According to Dvira, the process of granule formation used by artisans of the time was complex, involving several stages and a number of components. It requires the ability to melt the metal at high temperatures, and a high level of skill from the artisan. He told The Times of Israel it is still unclear whether this level of skill was found in the Land of Israel during the First Temple period, but that research is ongoing.
To create the bead, Dvira said, “The granules are shaped from tiny metal pieces which are melted on a bed of charcoal or charcoal powder, which adsorbs air, preventing oxidation. Once the metal melts, [the] surface tension of the liquid creates ball-shaped drops. An alternative method involves dripping the liquid metal from a height into a bowl and constantly stirring the drops.”
The technique of wet sifting used by the project may be the key to the small bead’s discovery.
“Because we are sifting, we find relatively a lot of jewelry,” said Dvira, but not a lot of gold, especially not from such an early period. In the past 15 years, through the help of some 200,000 paying volunteers, the project has recovered over 500,000 artifacts, including 5,000 coins, inscriptions, mountains of pottery, Egyptian-era cultic items, jewelry, and remnants of warfare.

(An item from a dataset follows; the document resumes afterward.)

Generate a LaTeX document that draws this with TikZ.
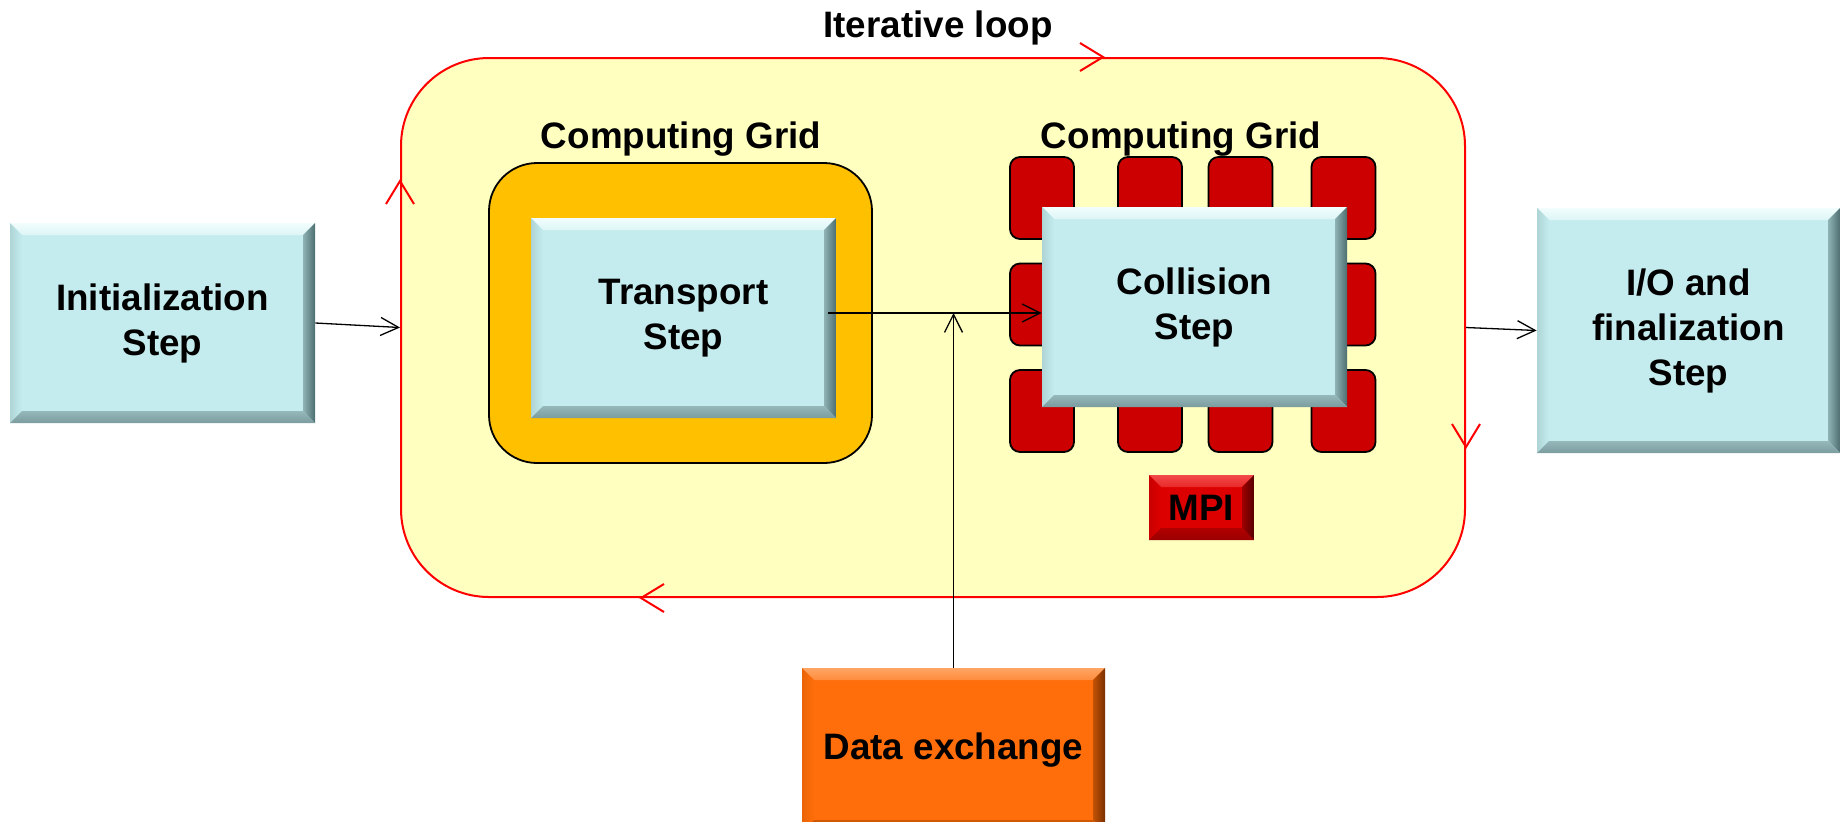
\documentclass[tikz,border=0pt]{standalone}
\usepackage{fontspec}
\setmainfont{Liberation Sans}
\usetikzlibrary{arrows.meta,calc}

\definecolor{loopfill}{HTML}{FFFFC0}
\definecolor{gridgold}{HTML}{FFC000}
\definecolor{cellred}{HTML}{CC0000}
\definecolor{stepcyan}{HTML}{C4ECEE}
\definecolor{stepcyanhi}{HTML}{F2FDFD}
\definecolor{stepcyanside}{HTML}{4E6E70}
\definecolor{stepcyanlow}{HTML}{7C9C9E}
\definecolor{xorange}{HTML}{FF6E0A}
\definecolor{xorangehi}{HTML}{FFA565}
\definecolor{xorangeside}{HTML}{7A3000}
\definecolor{xorangelow}{HTML}{B84E00}
\definecolor{mpired}{HTML}{DD0000}
\definecolor{mpiredhi}{HTML}{F24A4A}
\definecolor{mpiredside}{HTML}{550000}
\definecolor{mpiredlow}{HTML}{9A0000}

\tikzset{
  txt/.style={font=\bfseries\fontsize{18.4}{22.5}\selectfont, align=center, inner sep=0pt},
  % raised (bevelled) box: fill, light edge, dark right edge, dark bottom edge
  bevelbox/.style n args={4}{
    txt, fill=#1, draw=none,
    path picture={
      \path (path picture bounding box.north west) coordinate (pNW)
            (path picture bounding box.north east) coordinate (pNE)
            (path picture bounding box.south west) coordinate (pSW)
            (path picture bounding box.south east) coordinate (pSE);
      \shade[top color=#2, bottom color=#2!55!#1]
        (pNW) -- (pNE) -- ($(pNE)+(-6pt,-6pt)$) -- ($(pNW)+(6pt,-6pt)$) -- cycle;
      \shade[left color=#1!70!#4, right color=#1]
        (pNW) -- ($(pNW)+(6pt,-6pt)$) -- ($(pSW)+(6pt,6pt)$) -- (pSW) -- cycle;
      \shade[left color=#3!45!#1, right color=#3]
        (pNE) -- (pSE) -- ($(pSE)+(-6pt,6pt)$) -- ($(pNE)+(-6pt,-6pt)$) -- cycle;
      \shade[top color=#4!65!#1, bottom color=#4]
        (pSW) -- (pSE) -- ($(pSE)+(-6pt,6pt)$) -- ($(pSW)+(6pt,6pt)$) -- cycle;
    }
  },
  stepbox/.style={bevelbox={stepcyan}{stepcyanhi}{stepcyanside}{stepcyanlow}},
  xbox/.style={bevelbox={xorange}{xorangehi}{xorangeside}{xorangelow}},
  mpibox/.style={bevelbox={mpired}{mpiredhi}{mpiredside}{mpiredlow}},
  loopbox/.style={draw=red, fill=loopfill, line width=1pt, rounded corners=44pt},
  loopline/.style={draw=red, line width=1pt},
  gridbox/.style={draw=black, fill=gridgold, line width=0.9pt, rounded corners=24pt},
  cell/.style={draw=black, fill=cellred, line width=0.9pt, rounded corners=5pt,
    minimum width=32pt, minimum height=41pt},
  arr/.style={draw=black, line width=0.65pt, -{Straight Barb[length=9pt,width=9pt]}},
}

\begin{document}
\begin{tikzpicture}[x=0.5pt, y=-0.5pt]
\clip (0,0) rectangle (1843,821);

% iterative loop region
\node[loopbox, minimum width=532pt, minimum height=269.5pt] (loop) at (933,327.5) {};
\node[txt, anchor=base] (iterlbl) at (938,37) {Iterative loop};

% first computing grid with the transport step
\node[txt, anchor=base] (gridAlbl) at (681,148) {Computing Grid};
\node[gridbox, minimum width=191.5pt, minimum height=150pt] (gridA) at (680.5,313) {};
\node[stepbox, minimum width=152.5pt, minimum height=100pt] (trans) at (683.5,318) {Transport\\Step};

% second computing grid: decomposed cells behind the collision step
\node[txt, anchor=base] (gridBlbl) at (1181,148) {Computing Grid};
\foreach \cx [count=\i] in {1042,1150,1240.5,1343.5}
  \foreach \cy [count=\j] in {198,304.5,411}
    \node[cell] (cell-\i-\j) at (\cx,\cy) {};
\node[stepbox, minimum width=152.5pt, minimum height=100pt] (coll) at (1194.5,307) {Collision\\Step};
\node[mpibox, minimum width=52.5pt, minimum height=32.5pt] (mpi) at (1201.5,507.5) {MPI};

% outer steps
\node[stepbox, minimum width=152.5pt, minimum height=100pt] (init) at (162.5,323) {Initialization\\Step};
\node[stepbox, minimum width=151.5pt, minimum height=122.5pt] (io) at (1688.5,330.5) {I/O and\\finalization\\Step};
\node[xbox, minimum width=151.5pt, minimum height=82pt] (dx) at (953.5,750) {Data exchange};

% connectors
\coordinate (jn) at (dx.north |- 0,313);
\draw[arr] ($(trans.east |- jn)+(-8,0)$) -- (coll.west |- jn);
\draw[arr] (dx.north) -- (jn);
\draw[arr] (init.east) -- (loop.west);
\draw[arr] (loop.east) -- (io.west);

% direction marks on the loop outline
\draw[loopline] ($(loop.north)+(147,-14)$) -- ($(loop.north)+(170,0)$) -- ($(loop.north)+(147,14)$);
\draw[loopline] ($(loop.west)+(-14,-123.5)$) -- ($(loop.west)+(0,-146.5)$) -- ($(loop.west)+(14,-123.5)$);
\draw[loopline] ($(loop.east)+(-14,96.5)$) -- ($(loop.east)+(0,119.5)$) -- ($(loop.east)+(14,96.5)$);
\draw[loopline] ($(loop.south)+(-269,-14)$) -- ($(loop.south)+(-292,0)$) -- ($(loop.south)+(-269,14)$);
\end{tikzpicture}
\end{document}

Dvira emphasized that the project is continuing its work at its new home at the Masu’ot Lookout in spite of the the coronavirus crisis, under the government social distancing guidelines (“Tav Sagol”) and through the help of American Friends of Beit Orot and the Israel Archaeology Foundation. The project works under the scientific auspices of Bar-Ilan University and a revolving staff of a dozen archaeologists supervise the volunteers working from the 20 tables set up for the wet sifting.
Dvira is hopeful that the bead was part of a bracelet or necklace that may have left behind other beads.
“If there’s a bead from gold, the person didn’t have just one bead, he or she had a whole piece of jewelry from gold,” Dvira said.